The current podcastle.ai pricing page, verified in June 2026, lists four consumer tiers and a custom Business plan. The free Basic plan is genuinely usable for a hobbyist and includes unlimited audio recording, 1 hour of remote multitrack recording as a lifetime allowance, 3 hours of video recording per month, 1 hour of transcription as a lifetime allowance, 10K characters of text-to-speech per month, 2GB of cloud storage, and 10 lifetime AI credits. Exports are capped at 720p and 160 kbps MP3, and free videos carry a Podcastle watermark.

The Storyteller plan starts at $11.99 per month per creator on the monthly billing cycle, with a 40% discount available on annual billing. It unlocks 8 hours of video recording per month, 320 kbps MP3 and 1411 kbps WAV exports, Magic Dust and the full audio engine, 10 hours of transcription, 400K characters of text-to-speech, unlimited royalty-free music, unlimited cloud storage, and 450 monthly AI credits. It also adds the Hosting Hub without a watermark.

The Pro plan steps up to 20 hours of video recording, 4K video exports, filler-word detection, AI episode summaries, 1M characters of TTS, 1,200 monthly AI credits, and early access to new features. The Teams plan adds collaboration, Producer Mode, brand controls, and 3,000 monthly AI credits. The Business plan is custom-priced and targets enterprise workflows with brand kits, dedicated support, and SOC 2 and GDPR compliance.

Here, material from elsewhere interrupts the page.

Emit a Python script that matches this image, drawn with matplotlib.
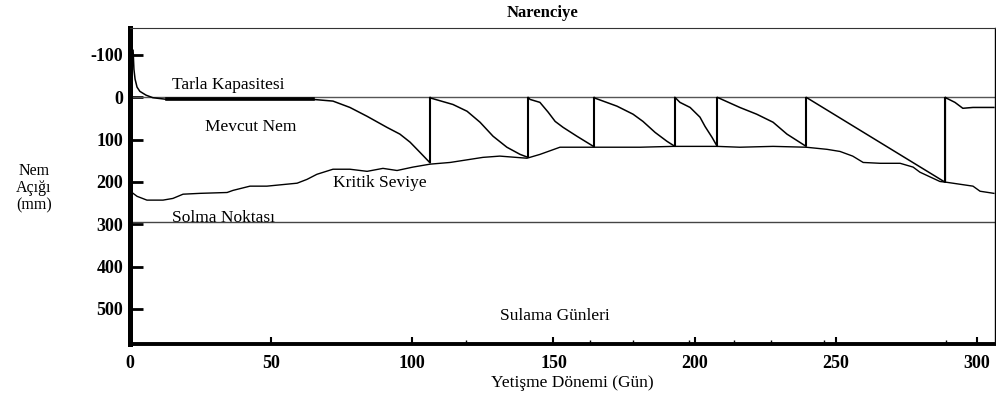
import matplotlib
matplotlib.use("Agg")
import matplotlib.pyplot as plt

# day of season / moisture deficit (mm)
nem_gun = [1.1, 1.4, 1.8, 2.5, 3.5, 5.7, 8.1, 13.1, 40, 64.8, 71.9, 77.9, 84, 91, 95.6, 99.2, 102.7, 106.3,
           106.3, 106.6, 114.4, 119.4, 124, 128.6, 133.5, 138.2, 141,
           141, 141.7, 145.2, 148.1, 150.6, 153.4, 158.3, 164.4,
           164.4, 164.7, 172.5, 178.2, 181.7, 186, 190.2, 193,
           193, 194.8, 198.4, 201.9, 203.7, 206.2, 208,
           208, 216, 222, 227.8, 232.7, 239.5,
           239.5, 288.8,
           288.8, 289.2, 292.2, 295, 298.6, 306]
nem_acigi = [-111, -66, -43, -24, -14, -5, 1, 5, 5, 5, 9, 24, 45, 71, 87, 106, 130, 155,
             0, 2, 17, 33, 59, 92, 118, 135, 142,
             0, 5, 12, 35, 57, 71, 92, 117,
             0, 2, 21, 40, 57, 83, 104, 116,
             0, 12, 24, 47, 69, 95, 116,
             0, 24, 40, 59, 87, 116,
             0, 201,
             0, 2, 12, 26, 24, 24]

kritik_gun = [0, 0.7, 2.5, 6, 11.7, 15.2, 18.8, 24.8, 34.4, 36.5, 42.5, 48.5, 59.2, 62.7, 66.2, 71.9,
              77.9, 84, 89.6, 94.6, 100.2, 106.3, 113.4, 125, 131, 140.6, 145.2, 152.3, 164, 180.7,
              192.3, 208, 216, 227.8, 239.5, 246.9, 251.5, 256, 259.7, 265.7, 272.8, 277.4, 279.8,
              286.9, 289.4, 298.6, 301.1, 306]
kritik_seviye = [222, 225, 234, 243, 243, 239, 229, 227, 225, 220, 210, 210, 203, 194, 182, 170,
                 170, 175, 168, 173, 165, 158, 154, 142, 139, 144, 135, 118, 118, 118,
                 116, 116, 118, 116, 118, 123, 128, 139, 154, 156, 156, 165, 177,
                 199, 201, 210, 222, 227]

sulama_gunleri = [106.3, 141, 164.4, 193, 208, 239.5, 288.8]
sulama_oncesi = [155, 142, 117, 116, 116, 116, 201]

tarla_kapasitesi = 0
solma_noktasi = 295

x_ticks = [0, 50, 100, 150, 200, 250, 300]
x_minor = [119, 163, 178, 198, 214, 227, 246, 289]
y_ticks = [-100, 0, 100, 200, 300, 400, 500]

plt.rcParams['font.family'] = ['Liberation Serif', 'DejaVu Serif']
plt.rcParams['axes.unicode_minus'] = False

fig = plt.figure(figsize=(9.96, 3.97), dpi=100)
ax = fig.add_axes([0.1305, 0.1335, 0.8685, 0.7952])

ax.axhline(tarla_kapasitesi, color='#555555', lw=1.0)
ax.axhline(solma_noktasi, color='#444444', lw=1.0)
ax.plot(kritik_gun, kritik_seviye, color='black', lw=1.0)
ax.plot(nem_gun, nem_acigi, color='black', lw=1.1)
# thick flat part at field capacity
ax.plot(nem_gun[7:10], nem_acigi[7:10], color='black', lw=2.6)
ax.vlines(sulama_gunleri, tarla_kapasitesi, sulama_oncesi, color='black', lw=1.5)

ax.set_xlim(0, 306.4)
ax.set_ylim(583, -163)

ax.set_xticks(x_ticks)
ax.set_xticklabels([str(t) for t in x_ticks], fontweight='bold', fontsize=13)
ax.set_xticks(x_minor, minor=True)
ax.set_yticks(y_ticks)
ax.set_yticklabels([str(t) for t in y_ticks], fontweight='bold', fontsize=13)
ax.tick_params(axis='x', direction='in', length=5, width=1.5, pad=8)
ax.tick_params(axis='x', which='minor', direction='in', length=3, width=1)
ax.tick_params(axis='y', direction='in', length=9, width=2, pad=5)

ax.spines['left'].set_linewidth(3.6)
ax.spines['bottom'].set_linewidth(2.8)
ax.spines['top'].set_linewidth(0.8)
ax.spines['right'].set_linewidth(1.0)
ax.spines['top'].set_color('#333333')

ax.text(14.9, -29, 'Tarla Kapasitesi', fontsize=12.5, va='center', ha='left')
ax.text(26.6, 70, 'Mevcut Nem', fontsize=12.5, va='center', ha='left')
ax.text(71.9, 203, 'Kritik Seviye', fontsize=12.5, va='center', ha='left')
ax.text(14.9, 285, 'Solma Noktası', fontsize=12.5, va='center', ha='left')
ax.text(150.5, 517, 'Sulama Günleri', fontsize=12.5, va='center', ha='center')

fig.text(0.5442, 1 - 13 / 397, 'Narenciye', fontsize=12, fontweight='bold', ha='center', va='center')
fig.text(572 / 996, 1 - 383 / 397, 'Yetişme Dönemi (Gün)', fontsize=12.5, ha='center', va='center')
fig.text(34 / 996, 1 - 188 / 397, 'Nem\nAçığı\n(mm)', fontsize=11.5, ha='center', va='center',
         linespacing=1.1)

fig.savefig('out.png', dpi=100)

For a solo creator just starting a podcast and willing to live with a watermark for the first few months, the free plan is enough to publish the first three or four episodes. For a working podcaster publishing weekly, the Storyteller plan is the right entry point. The Pro plan only makes sense once a creator is producing at least one video episode a week and leaning on AI Clips, AI dubbing, and the new video models on a regular basis.

Platforms, Mobile Apps, and the API Question

Podcastle runs on the web, on iOS, and on Android. The web editor is the most complete experience and is where the multitrack timeline, Magic Dust, AI Clips, and the video generator live. The iOS app is positioned as a mobile recording and clipping tool, and the Pro plan exposes a teleprompter and AI Clips inside the iOS app. The Android app covers the core workflows but trails the iOS build on a few of the newer AI features.

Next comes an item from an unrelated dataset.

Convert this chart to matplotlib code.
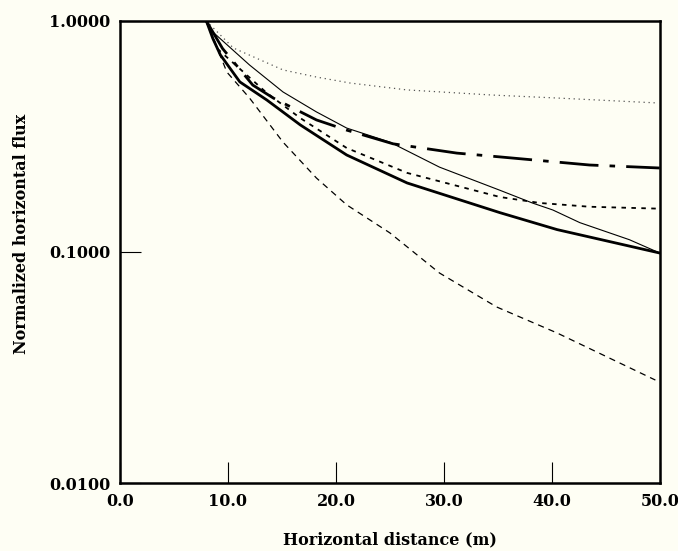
import matplotlib
matplotlib.use('Agg')
import matplotlib.pyplot as plt
from matplotlib.ticker import FixedLocator, FixedFormatter, NullLocator

# x positions (m) and normalized flux
x_dot = [8.0, 10.5, 15.1, 18.2, 21.3, 26.6, 34.5, 40.5, 49.7]
y_dot = [1.0, 0.764, 0.614, 0.572, 0.539, 0.503, 0.478, 0.464, 0.442]

x_thick = [8.0, 8.6, 9.3, 11.1, 13.6, 16.7, 21.0, 26.6, 35.2, 40.5, 50.0]
y_thick = [1.0, 0.84, 0.713, 0.545, 0.455, 0.355, 0.263, 0.199, 0.148, 0.125, 0.099]

x_thin = [8.0, 8.6, 12.0, 15.1, 18.2, 21.0, 25.0, 29.6, 35.2, 38.2, 40.1, 42.6, 47.2, 50.0]
y_thin = [1.0, 0.896, 0.645, 0.493, 0.404, 0.344, 0.299, 0.233, 0.185, 0.163, 0.152, 0.134, 0.113, 0.099]

x_dashdot = [8.0, 9.5, 12.3, 14.2, 18.2, 21.0, 25.3, 31.2, 35.2, 43.5, 50.0]
y_dashdot = [1.0, 0.76, 0.528, 0.464, 0.373, 0.337, 0.294, 0.268, 0.258, 0.238, 0.231]

x_short = [8.0, 9.0, 13.6, 16.7, 21.0, 26.6, 35.2, 38.9, 43.5, 50.0]
y_short = [1.0, 0.76, 0.488, 0.380, 0.282, 0.220, 0.173, 0.163, 0.157, 0.154]

x_long = [8.0, 9.9, 12.0, 15.1, 18.2, 21.0, 25.0, 29.6, 34.9, 40.5, 49.6]
y_long = [1.0, 0.601, 0.464, 0.299, 0.209, 0.160, 0.121, 0.0811, 0.0578, 0.0446, 0.0279]

x_ticks = [0, 10, 20, 30, 40, 50]
x_labels = ['0.0', '10.0', '20.0', '30.0', '40.0', '50.0']
y_ticks = [0.01, 0.1, 1.0]
y_labels = ['0.0100', '0.1000', '1.0000']

bg = '#fefef4'
plt.rcParams['font.family'] = 'DejaVu Serif'
plt.rcParams['font.weight'] = 'bold'

fig = plt.figure(figsize=(6.78, 5.51), dpi=100, facecolor=bg)
ax = fig.add_axes([0.177, 0.1234, 0.796, 0.8385], facecolor=bg)

ax.plot(x_dot, y_dot, color='#555555', lw=0.9, linestyle=(0, (1, 3)))
ax.plot(x_thin, y_thin, color='black', lw=0.8)
ax.plot(x_dashdot, y_dashdot, color='black', lw=2.0, linestyle=(0, (14, 4, 2, 4)))
ax.plot(x_short, y_short, color='black', lw=1.3, linestyle=(0, (2.5, 3)))
ax.plot(x_thick, y_thick, color='black', lw=2.0)
ax.plot(x_long, y_long, color='black', lw=0.9, linestyle=(0, (5, 4)))

ax.set_yscale('log')
ax.set_xlim(0, 50)
ax.set_ylim(0.01, 1.0)
ax.xaxis.set_major_locator(FixedLocator(x_ticks))
ax.xaxis.set_major_formatter(FixedFormatter(x_labels))
ax.yaxis.set_major_locator(FixedLocator(y_ticks))
ax.yaxis.set_major_formatter(FixedFormatter(y_labels))
ax.yaxis.set_minor_locator(NullLocator())
ax.tick_params(direction='in', length=15, width=0.8, labelsize=11.5)
ax.tick_params(axis='x', pad=7)
ax.tick_params(axis='y', pad=7)
for s in ax.spines.values():
    s.set_linewidth(1.8)

ax.set_xlabel('Horizontal distance (m)', fontsize=11.5, fontweight='bold')
ax.set_ylabel('Normalized horizontal flux', fontsize=11.5, fontweight='bold')
ax.xaxis.set_label_coords(0.5, -0.105)
ax.yaxis.set_label_coords(-0.167, 0.54)

plt.savefig('out.png', dpi=100, facecolor=bg)
plt.close(fig)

On the API question, the answer depends on what the user is building. There is no public REST API for the Podcastle editor itself. There is, however, a real-time Voice API for developers at async.com/developer, and that API exposes the Async text-to-speech models, voice cloning in 15 languages, and streaming endpoints designed for low-latency voice agents. The Voice API is sold separately from the creator plans and is metered at $0.50 per hour of generated audio, with a free tier for evaluation.

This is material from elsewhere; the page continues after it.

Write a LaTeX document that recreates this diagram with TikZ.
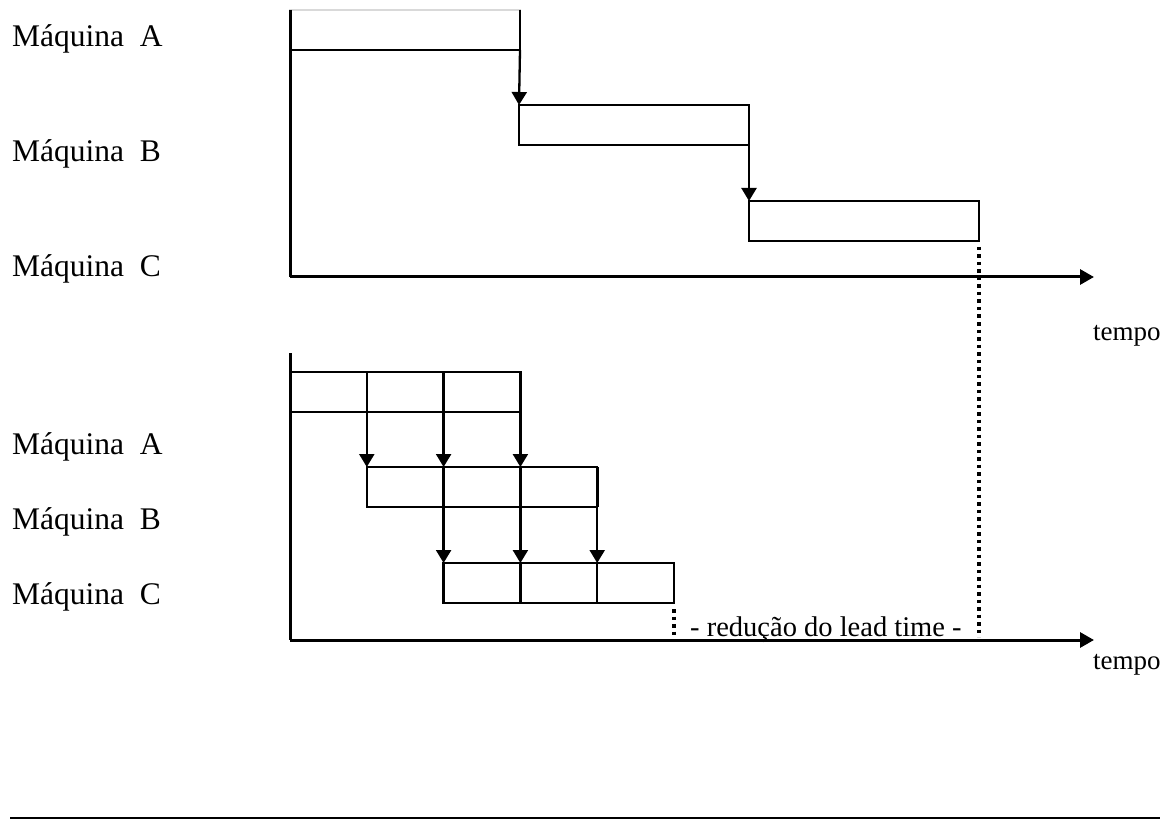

What I Liked and What Frustrated Me

I have used Podcastle across a two-host weekly podcast, a solo narration project, a multilingual YouTube channel, and a short-form clip pipeline for LinkedIn. The combination of remote recording, Magic Dust, text-based editing, hosting, and AI Clips in a single login is a workflow I genuinely miss when I move to any other tool. The Storyteller plan is priced fairly, and the new credit system is transparent once a user reads the pricing page.

The frustrations are real, and they line up with what long-time users have been writing on G2 and Product Hunt for years. Recording reliability is the single biggest issue. Failed uploads, processing errors, and lost local files are still being reported in 2026 reviews, and I have personally lost a 45-minute interview to a stalled upload. The Async rebrand has also left onboarding in a confusing state. New users who find the site through a legacy podcastle.ai link are not always routed to the latest editor, and the mobile app stores still list the app under its old name. Support response times are slow for Storyteller and Pro subscribers, and the credit-based AI usage is easy to underestimate, especially when generating video.

The 2026 Verdict

Podcastle in 2026 is the most complete creator suite for someone who wants to record, edit, enhance, and publish audio and video in a single browser tab, and it is the only major option in the category that bundles hosting with the editor in the free tier. The credit-based AI layer also makes the new video models accessible without a separate subscription.

It is no longer the obvious pick for a power user already running Descript and ElevenLabs, and it is not the obvious choice for a video-first creator who only needs clipping. For a working podcaster, a small business content team, or a developer bolting a real-time voice model onto a product, Podcastle in 2026 is still a strong default, and the rebranded Async platform is a real step forward from the 2024 product. I give it a usability score of 8.0, a value score of 7.5, a features score of 7.5, and a reliability score of 7.5, with the caveat that the recording engine deserves a careful test before any user trusts it with a non-recoverable interview.